START Exercise data

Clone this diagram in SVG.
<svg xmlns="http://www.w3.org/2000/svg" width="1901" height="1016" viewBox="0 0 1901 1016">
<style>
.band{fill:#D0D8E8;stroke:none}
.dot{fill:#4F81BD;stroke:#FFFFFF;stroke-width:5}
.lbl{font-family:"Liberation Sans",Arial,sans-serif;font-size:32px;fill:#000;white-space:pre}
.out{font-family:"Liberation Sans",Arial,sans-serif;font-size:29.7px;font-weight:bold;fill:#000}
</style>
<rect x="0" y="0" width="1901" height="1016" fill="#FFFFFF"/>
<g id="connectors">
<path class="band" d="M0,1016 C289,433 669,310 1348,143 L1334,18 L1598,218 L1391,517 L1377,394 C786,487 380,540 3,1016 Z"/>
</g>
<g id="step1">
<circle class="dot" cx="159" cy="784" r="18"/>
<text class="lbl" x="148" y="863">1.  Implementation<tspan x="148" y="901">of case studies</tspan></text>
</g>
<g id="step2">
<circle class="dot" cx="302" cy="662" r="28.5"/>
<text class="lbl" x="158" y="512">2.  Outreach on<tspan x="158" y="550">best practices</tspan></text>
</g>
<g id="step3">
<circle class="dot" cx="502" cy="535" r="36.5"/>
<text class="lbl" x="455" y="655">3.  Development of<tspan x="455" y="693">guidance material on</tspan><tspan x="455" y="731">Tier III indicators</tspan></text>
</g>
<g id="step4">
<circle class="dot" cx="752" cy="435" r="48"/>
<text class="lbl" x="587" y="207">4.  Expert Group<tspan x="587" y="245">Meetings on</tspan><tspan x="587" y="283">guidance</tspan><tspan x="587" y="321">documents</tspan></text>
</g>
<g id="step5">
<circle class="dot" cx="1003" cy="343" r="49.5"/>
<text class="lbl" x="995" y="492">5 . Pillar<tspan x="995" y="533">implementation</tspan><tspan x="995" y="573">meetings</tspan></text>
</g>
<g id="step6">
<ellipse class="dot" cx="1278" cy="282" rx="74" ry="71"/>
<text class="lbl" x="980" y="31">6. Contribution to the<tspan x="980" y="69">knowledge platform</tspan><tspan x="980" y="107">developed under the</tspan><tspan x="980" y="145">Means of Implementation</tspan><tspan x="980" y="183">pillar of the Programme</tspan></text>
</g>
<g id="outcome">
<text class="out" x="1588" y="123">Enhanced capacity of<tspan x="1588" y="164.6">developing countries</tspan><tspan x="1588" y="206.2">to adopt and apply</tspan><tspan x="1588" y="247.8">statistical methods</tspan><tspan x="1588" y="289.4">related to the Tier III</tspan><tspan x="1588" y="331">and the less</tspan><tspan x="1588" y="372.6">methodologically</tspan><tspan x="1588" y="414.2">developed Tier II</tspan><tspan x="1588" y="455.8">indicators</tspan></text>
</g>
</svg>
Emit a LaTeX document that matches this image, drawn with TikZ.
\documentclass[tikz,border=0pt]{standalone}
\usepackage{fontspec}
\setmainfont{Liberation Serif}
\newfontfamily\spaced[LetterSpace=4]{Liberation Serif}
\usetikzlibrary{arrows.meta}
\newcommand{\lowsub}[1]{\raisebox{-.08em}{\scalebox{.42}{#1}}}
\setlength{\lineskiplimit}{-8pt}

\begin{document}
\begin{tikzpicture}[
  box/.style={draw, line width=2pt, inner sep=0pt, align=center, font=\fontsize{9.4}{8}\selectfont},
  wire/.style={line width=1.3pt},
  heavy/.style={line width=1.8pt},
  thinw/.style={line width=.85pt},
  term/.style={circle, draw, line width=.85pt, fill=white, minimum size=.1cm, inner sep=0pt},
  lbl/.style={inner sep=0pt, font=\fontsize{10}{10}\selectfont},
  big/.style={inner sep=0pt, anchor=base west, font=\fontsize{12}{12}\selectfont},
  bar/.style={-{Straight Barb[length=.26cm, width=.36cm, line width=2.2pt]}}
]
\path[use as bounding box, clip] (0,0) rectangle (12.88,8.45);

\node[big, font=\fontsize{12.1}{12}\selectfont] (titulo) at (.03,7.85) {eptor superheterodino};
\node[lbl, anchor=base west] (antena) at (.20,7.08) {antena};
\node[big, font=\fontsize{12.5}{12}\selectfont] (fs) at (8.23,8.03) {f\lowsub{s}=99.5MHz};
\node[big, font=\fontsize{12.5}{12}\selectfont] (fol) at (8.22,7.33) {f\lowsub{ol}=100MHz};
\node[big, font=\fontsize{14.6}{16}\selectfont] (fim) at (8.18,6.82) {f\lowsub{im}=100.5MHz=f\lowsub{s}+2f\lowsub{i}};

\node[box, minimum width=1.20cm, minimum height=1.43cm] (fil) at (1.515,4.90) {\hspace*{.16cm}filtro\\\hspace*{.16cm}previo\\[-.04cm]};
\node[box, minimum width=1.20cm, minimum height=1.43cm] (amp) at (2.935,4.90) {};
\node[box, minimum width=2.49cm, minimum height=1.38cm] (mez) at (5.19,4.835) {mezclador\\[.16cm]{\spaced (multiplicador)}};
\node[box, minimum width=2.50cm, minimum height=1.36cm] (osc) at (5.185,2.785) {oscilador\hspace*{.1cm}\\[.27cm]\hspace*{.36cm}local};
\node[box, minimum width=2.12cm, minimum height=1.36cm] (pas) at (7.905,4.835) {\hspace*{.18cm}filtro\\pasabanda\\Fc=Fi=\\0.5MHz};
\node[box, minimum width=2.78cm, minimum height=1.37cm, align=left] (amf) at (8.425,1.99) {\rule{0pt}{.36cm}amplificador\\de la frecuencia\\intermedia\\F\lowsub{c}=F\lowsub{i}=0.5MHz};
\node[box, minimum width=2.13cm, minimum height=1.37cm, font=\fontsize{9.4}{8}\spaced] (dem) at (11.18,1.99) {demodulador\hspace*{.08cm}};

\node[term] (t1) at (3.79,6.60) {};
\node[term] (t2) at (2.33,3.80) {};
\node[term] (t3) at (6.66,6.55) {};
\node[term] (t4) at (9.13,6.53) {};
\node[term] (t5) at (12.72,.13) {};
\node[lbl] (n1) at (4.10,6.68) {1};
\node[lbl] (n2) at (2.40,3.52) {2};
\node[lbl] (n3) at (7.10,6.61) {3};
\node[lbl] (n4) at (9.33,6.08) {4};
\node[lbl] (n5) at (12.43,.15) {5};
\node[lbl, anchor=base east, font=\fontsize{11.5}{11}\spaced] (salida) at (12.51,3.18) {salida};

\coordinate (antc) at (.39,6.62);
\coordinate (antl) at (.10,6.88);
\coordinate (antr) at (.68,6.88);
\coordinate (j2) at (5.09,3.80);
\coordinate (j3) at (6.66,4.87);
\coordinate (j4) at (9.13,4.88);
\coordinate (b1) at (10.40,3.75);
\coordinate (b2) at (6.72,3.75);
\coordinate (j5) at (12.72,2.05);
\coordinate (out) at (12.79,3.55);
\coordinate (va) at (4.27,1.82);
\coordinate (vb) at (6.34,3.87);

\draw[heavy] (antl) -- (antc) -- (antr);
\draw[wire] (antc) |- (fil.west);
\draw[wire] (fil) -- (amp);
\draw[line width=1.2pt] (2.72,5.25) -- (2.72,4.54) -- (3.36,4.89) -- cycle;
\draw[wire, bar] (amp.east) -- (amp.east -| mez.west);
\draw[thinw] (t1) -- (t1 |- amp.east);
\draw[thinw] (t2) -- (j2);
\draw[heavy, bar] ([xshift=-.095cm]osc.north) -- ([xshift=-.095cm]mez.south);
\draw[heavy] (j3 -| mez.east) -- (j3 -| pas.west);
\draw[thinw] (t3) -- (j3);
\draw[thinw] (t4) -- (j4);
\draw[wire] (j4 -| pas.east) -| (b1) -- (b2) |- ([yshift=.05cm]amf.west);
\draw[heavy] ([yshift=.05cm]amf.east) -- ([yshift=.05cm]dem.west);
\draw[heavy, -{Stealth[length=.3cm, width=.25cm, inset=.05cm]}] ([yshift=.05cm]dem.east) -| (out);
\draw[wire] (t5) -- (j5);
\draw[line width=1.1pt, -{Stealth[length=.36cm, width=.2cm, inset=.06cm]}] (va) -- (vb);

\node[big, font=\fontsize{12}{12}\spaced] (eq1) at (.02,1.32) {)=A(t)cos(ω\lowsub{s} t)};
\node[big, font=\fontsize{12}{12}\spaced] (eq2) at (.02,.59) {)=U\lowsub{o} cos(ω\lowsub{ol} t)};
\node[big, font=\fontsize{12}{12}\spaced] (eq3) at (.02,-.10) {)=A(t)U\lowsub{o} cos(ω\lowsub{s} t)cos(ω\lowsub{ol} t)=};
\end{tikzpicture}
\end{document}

END Exercise data

Directive
Repeat exactly, and only, the lines from the one containing "Emit a LaTeX" through the one containing "(fim) at (8.18,6.82)", both included.

Exercise output
Emit a LaTeX document that matches this image, drawn with TikZ.
\documentclass[tikz,border=0pt]{standalone}
\usepackage{fontspec}
\setmainfont{Liberation Serif}
\newfontfamily\spaced[LetterSpace=4]{Liberation Serif}
\usetikzlibrary{arrows.meta}
\newcommand{\lowsub}[1]{\raisebox{-.08em}{\scalebox{.42}{#1}}}
\setlength{\lineskiplimit}{-8pt}

\begin{document}
\begin{tikzpicture}[
  box/.style={draw, line width=2pt, inner sep=0pt, align=center, font=\fontsize{9.4}{8}\selectfont},
  wire/.style={line width=1.3pt},
  heavy/.style={line width=1.8pt},
  thinw/.style={line width=.85pt},
  term/.style={circle, draw, line width=.85pt, fill=white, minimum size=.1cm, inner sep=0pt},
  lbl/.style={inner sep=0pt, font=\fontsize{10}{10}\selectfont},
  big/.style={inner sep=0pt, anchor=base west, font=\fontsize{12}{12}\selectfont},
  bar/.style={-{Straight Barb[length=.26cm, width=.36cm, line width=2.2pt]}}
]
\path[use as bounding box, clip] (0,0) rectangle (12.88,8.45);

\node[big, font=\fontsize{12.1}{12}\selectfont] (titulo) at (.03,7.85) {eptor superheterodino};
\node[lbl, anchor=base west] (antena) at (.20,7.08) {antena};
\node[big, font=\fontsize{12.5}{12}\selectfont] (fs) at (8.23,8.03) {f\lowsub{s}=99.5MHz};
\node[big, font=\fontsize{12.5}{12}\selectfont] (fol) at (8.22,7.33) {f\lowsub{ol}=100MHz};
\node[big, font=\fontsize{14.6}{16}\selectfont] (fim) at (8.18,6.82) {f\lowsub{im}=100.5MHz=f\lowsub{s}+2f\lowsub{i}};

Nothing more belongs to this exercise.